Micromachining uses tools like lasers, precision computer-controlled machining and lithography to create devices with dimensions down to one thousandth of a millimeter.

A diagram from Rini Technologies' patent of a micro-refrigerator

The downside? About $8,000 for the cooling system.


Keeping your driver cool isn’t just a matter of comfort: It’s a matter of safety and performance. While brute force methods are still employed, science is providing more and more options for drivers, as well as for those in the military and emergency responders who must wear extensive PPE in extreme conditions.

Lemma: The Peltier Effect

A portrait of Mr. Peltier.

The Peltier effect was discovered by (duh) Jean Charles Athanase Peltier in the 1830s. He found that if you connected two different metals (as shown below), and ran current through the wires, one junction would get warmer and the other would get cooler. Which junction gets warmer or cooler depends on the direction of the current.

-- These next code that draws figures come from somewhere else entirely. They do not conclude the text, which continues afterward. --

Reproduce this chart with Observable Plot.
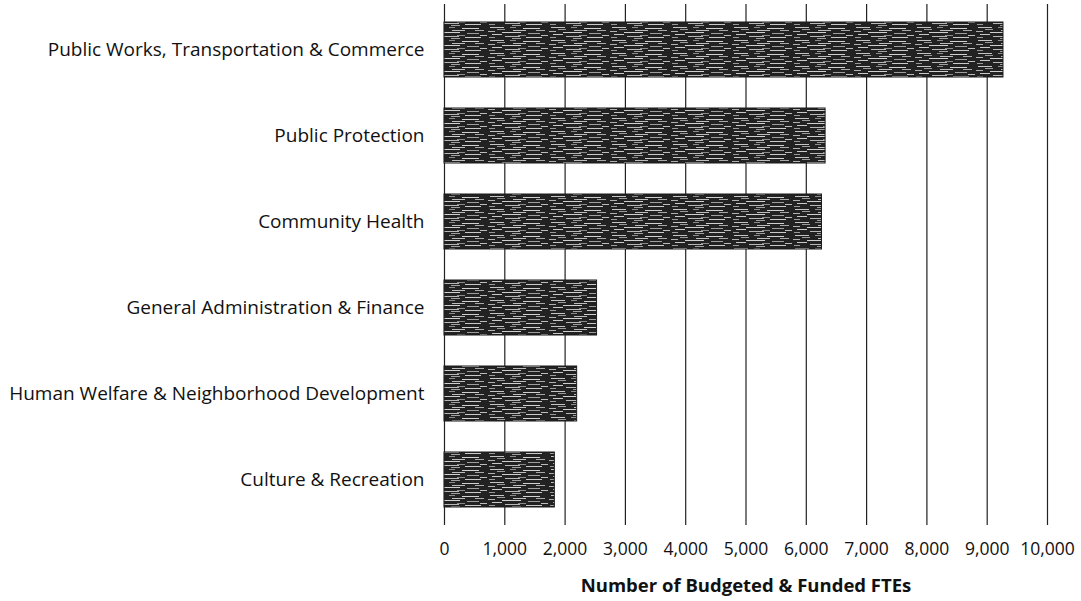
<!DOCTYPE html>
<html>
<head>
<meta charset="utf-8">
<script src="https://cdn.jsdelivr.net/npm/d3@7"></script>
<script src="https://cdn.jsdelivr.net/npm/@observablehq/plot@0.6"></script>
<style>
  body { margin: 0; background: #fff; }
  #chart { width: 1081px; height: 601px; }
</style>
</head>
<body>
<div id="chart"></div>
<script>
const categories = [
  "Public Works, Transportation & Commerce",
  "Public Protection",
  "Community Health",
  "General Administration & Finance",
  "Human Welfare & Neighborhood Development",
  "Culture & Recreation"
];
const ftes = [9270, 6320, 6260, 2530, 2200, 1830];
const xTicks = [0, 1000, 2000, 3000, 4000, 5000, 6000, 7000, 8000, 9000, 10000];
const xTitle = "Number of Budgeted & Funded FTEs";

const data = categories.map((c, i) => ({category: c, value: ftes[i]}));
const font = "'Open Sans', Lato, sans-serif";

const chart = Plot.plot({
  width: 1081,
  height: 601,
  marginLeft: 444,
  marginRight: 34,
  marginTop: 4,
  marginBottom: 76,
  style: {fontFamily: font, fontSize: "18px", color: "#111", background: "#fff"},
  x: {domain: [0, 10000], ticks: xTicks, label: null},
  y: {domain: categories, paddingInner: 0.36, paddingOuter: 0.18, label: null},
  marks: [
    Plot.ruleX(xTicks, {stroke: "#222", strokeWidth: 1.2}),
    Plot.barX(data, {y: "category", x: "value", fill: "url(#scanfill)", stroke: "#1a1a1a", strokeWidth: 1}),
    Plot.axisX({ticks: xTicks, tickSize: 0, tickPadding: 17, line: true, tickFormat: d3.format(","), fontSize: 17.5, fill: "#111", stroke: "#222", label: null}),
    Plot.axisY({tickSize: 0, tickPadding: 20, fontSize: 19, fill: "#111", label: null}),
    Plot.text([xTitle], {frameAnchor: "bottom", dy: 66, fontWeight: "bold", fontSize: 18.5, fill: "#111"})
  ]
});

// texture pattern approximating the scanned dark fill
const ns = "http://www.w3.org/2000/svg";
const defs = document.createElementNS(ns, "defs");
defs.innerHTML = `
<pattern id="scanfill" patternUnits="userSpaceOnUse" width="61" height="13">
  <rect width="61" height="13" fill="#222"/>
  <rect x="2" y="1" width="14" height="1" fill="#c4c4c4"/>
  <rect x="22" y="1" width="6" height="1" fill="#8c8c8c"/>
  <rect x="35" y="2" width="17" height="1" fill="#d0d0d0"/>
  <rect x="9" y="3" width="8" height="1" fill="#9a9a9a"/>
  <rect x="25" y="4" width="13" height="1" fill="#bdbdbd"/>
  <rect x="48" y="4" width="9" height="1" fill="#a8a8a8"/>
  <rect x="0" y="5" width="7" height="1" fill="#b0b0b0"/>
  <rect x="14" y="6" width="19" height="1" fill="#cfcfcf"/>
  <rect x="40" y="7" width="12" height="1" fill="#9e9e9e"/>
  <rect x="4" y="8" width="10" height="1" fill="#c8c8c8"/>
  <rect x="30" y="9" width="8" height="1" fill="#8a8a8a"/>
  <rect x="53" y="9" width="7" height="1" fill="#bcbcbc"/>
  <rect x="17" y="10" width="15" height="1" fill="#b8b8b8"/>
  <rect x="1" y="11" width="6" height="1" fill="#999"/>
  <rect x="38" y="11" width="16" height="1" fill="#c9c9c9"/>
  <rect x="24" y="12" width="9" height="1" fill="#a0a0a0"/>
</pattern>`;
chart.insertBefore(defs, chart.firstChild);

document.getElementById("chart").appendChild(chart);
</script>
</body>
</html>
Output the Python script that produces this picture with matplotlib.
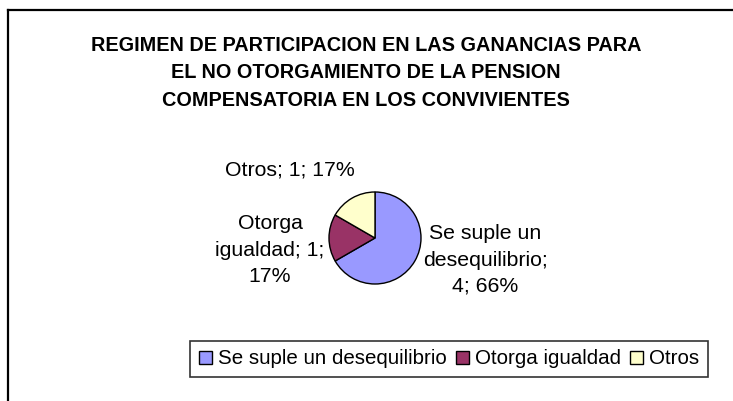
import matplotlib.pyplot as plt
from matplotlib.patches import Patch
from matplotlib.lines import Line2D

# chart data
categorias = ['Se suple un desequilibrio', 'Otorga igualdad', 'Otros']
etiquetas = ['Se suple un\ndesequilibrio;\n4; 66%', 'Otorga\nigualdad; 1;\n17%', 'Otros; 1; 17%']
valores = [4, 1, 1]
colores = ['#9999FF', '#993366', '#FFFFCC']

titulo = ('REGIMEN DE PARTICIPACION EN LAS GANANCIAS PARA\n'
          'EL NO OTORGAMIENTO DE LA PENSION\n'
          'COMPENSATORIA EN LOS CONVIVIENTES')

W, H = 733, 401
plt.rcParams['font.family'] = ['Liberation Sans', 'DejaVu Sans']

fig = plt.figure(figsize=(W / 100, H / 100), dpi=100)


def px(x, y):
    # pixel position (from top-left) -> figure fraction
    return x / W, 1 - y / H


# outer chart border (only top and left edges fall inside the picture)
fig.add_artist(Line2D([8 / W, 8 / W], [1 - 10 / H, 0], color='black', lw=1.6,
                      transform=fig.transFigure, solid_capstyle='projecting'))
fig.add_artist(Line2D([8 / W, 1], [1 - 10 / H, 1 - 10 / H], color='black', lw=1.6,
                      transform=fig.transFigure, solid_capstyle='projecting'))

# title
tx, ty = px(366, 73)
fig.text(tx, ty, titulo, ha='center', va='center', fontsize=14.3,
         fontweight='bold', linespacing=1.55)

# pie
cx, cy, r = 375, 238, 46
x0, y0 = px(cx - r, cy + r)
ax = fig.add_axes([x0, y0, 2 * r / W, 2 * r / H])
ax.pie(valores, colors=colores, startangle=90, counterclock=False,
       wedgeprops=dict(edgecolor='black', linewidth=1.0))
ax.set_xlim(-1, 1)
ax.set_ylim(-1, 1)
ax.set_aspect('auto')

# data labels
pos_etiquetas = [(485, 260), (270, 250), (290, 170)]
for texto, (lx, ly) in zip(etiquetas, pos_etiquetas):
    fx, fy = px(lx, ly)
    fig.text(fx, fy, texto, ha='center', va='center', fontsize=15.3,
             linespacing=1.5)

# legend
handles = [Patch(facecolor=c, edgecolor='black', linewidth=1.0) for c in colores]
lx, ly = px(449, 359)
leg = fig.legend(handles, categorias, loc='center', bbox_to_anchor=(lx, ly),
                 ncol=3, fontsize=14.8, frameon=True, fancybox=False,
                 edgecolor='black', handlelength=0.62, handleheight=0.62,
                 handletextpad=0.3, columnspacing=0.45, borderpad=0.42,
                 borderaxespad=0)
leg.get_frame().set_linewidth(1.2)

fig.savefig('out.png', dpi=100)
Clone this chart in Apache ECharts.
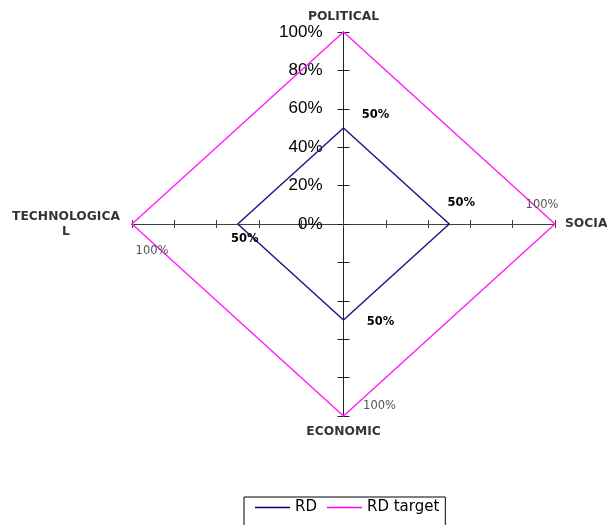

Here’s a schematic of what he found:

The original Peltier effect with two dissimilar metals.

It’s a very small effect — even if you made a whole bunch of junctions. The phenomenon was of more interest from an abstract science point of view than an applications view for about a hundred years.

To get a large enough cooling effect to be useful, you need materials with good electrical conductivity and bad thermal conductivity. Most metals are good electrical and thermal conductors.

Enter semiconductors. Not just any semiconductors. Low thermal conductivity means you need large atoms, so we’re looking at materials like bismuth telluride, lead telluride, or silicon germanium. Bismuth telluride is the most used, but there are a lot of scientists looking for better materials.

A schematic of how the Peltier Effect works with semiconductors

Indian motorcycles offer thermoelectrically-cooled seats and Sony has a Peltier-effect personal air conditioner that fits in a pocket in your shirt. (Yes, you do have to buy special shirts.) You can even buy a thermoelectric personal-sized air conditioner on Amazon.

While their uses are limited by the amount of cooling possible, researchers continue to create better materials that will increase the cooling range and efficiency.